6.19 Review the External Auditors’ representations on their Quality Control Procedures and steps taken by the auditor to respond to changes in regulatory and other requisite requirements.
6.20 Review External Audit Results:
Review with the external auditors, their findings and the report of their annual audit, or proposed report of their annual audit, the accompanying management letter and response, the report of their reviews of the Group’s interim financials, and the problems and reservations arising, including significant audit adjustments, if any. The scope here will also include the reports on the results of such other examinations outside the course of the external auditors’ normal audit procedures that the external auditors may from time to time undertake.

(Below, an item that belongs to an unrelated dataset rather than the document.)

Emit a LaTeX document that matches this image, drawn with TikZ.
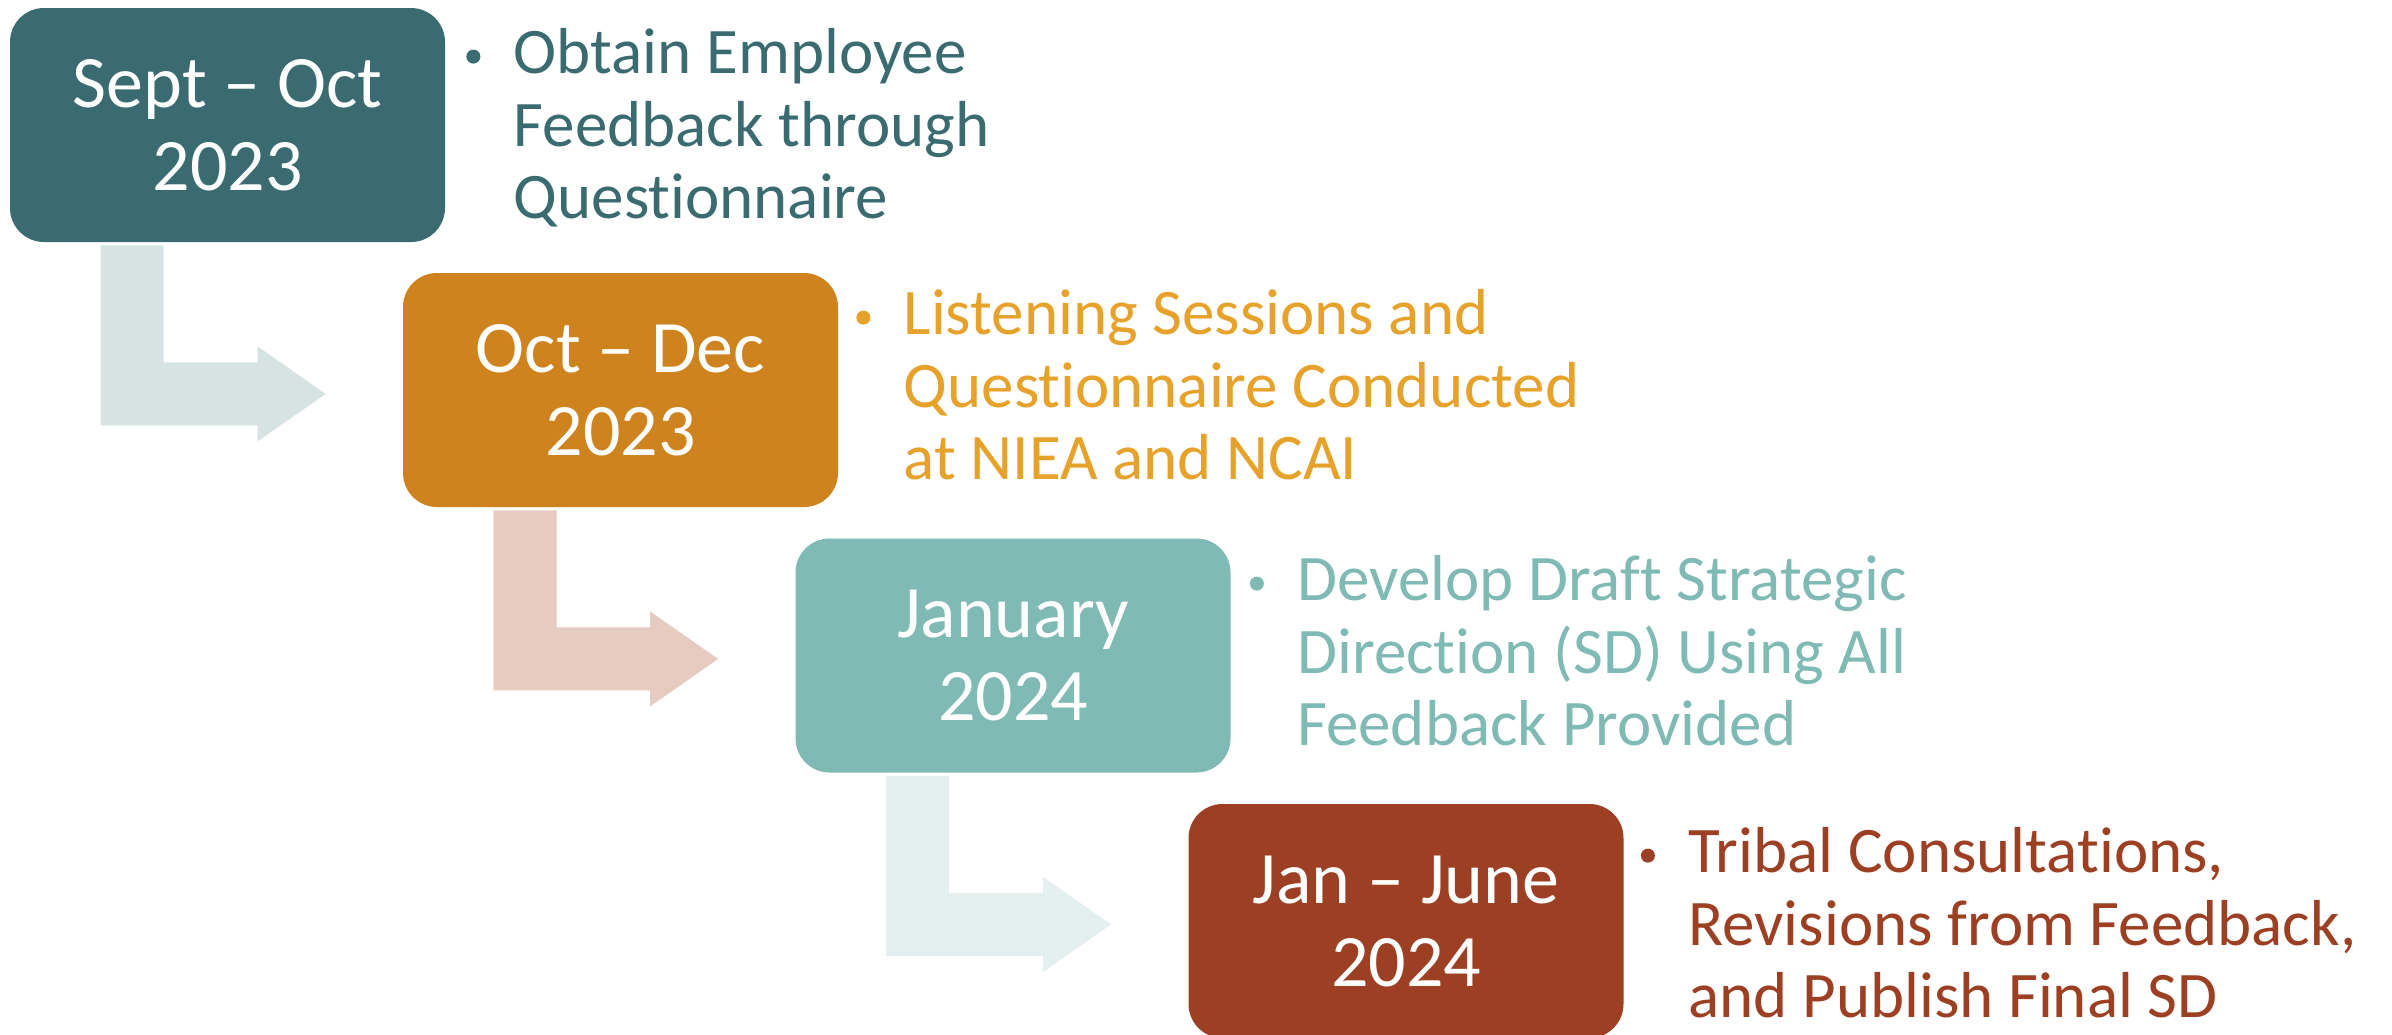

6.21 Review Recommendations of External Audit:
Review with the members of senior management of the Group, recommendations made by the external auditors and such other matters including recommending the appropriate course of action to be taken by the management and monitoring the implementation of the course of action, as such persons or other officers of the Group may desire to bring to the attention of the Committee.
6.22 Verify shares and/or share options allocated:
Review the verification performed by the [insert name of department] on the allocation of shares or share options to the Group’s eligible employees and eligible executives in accordance with allocation criteria established pursuant to the by-laws governing the relevant share scheme, on a quarterly basis, where applicable.
6.23 Review the procedures that the Group has implemented to address allegations made by whistleblowers, to ensure that there is proportionate and independent investigation of such allegations and that appropriate follow-up action is taken and brought to the attention of the Committee, where necessary.
6.24 Ensure appropriate coordination between the audit plans of the Company’s external auditors and the scope of the Group’s internal audit programme.
6.25 Review the management’s remediation plans on the inadequacies highlighted in the internal and external audit reports.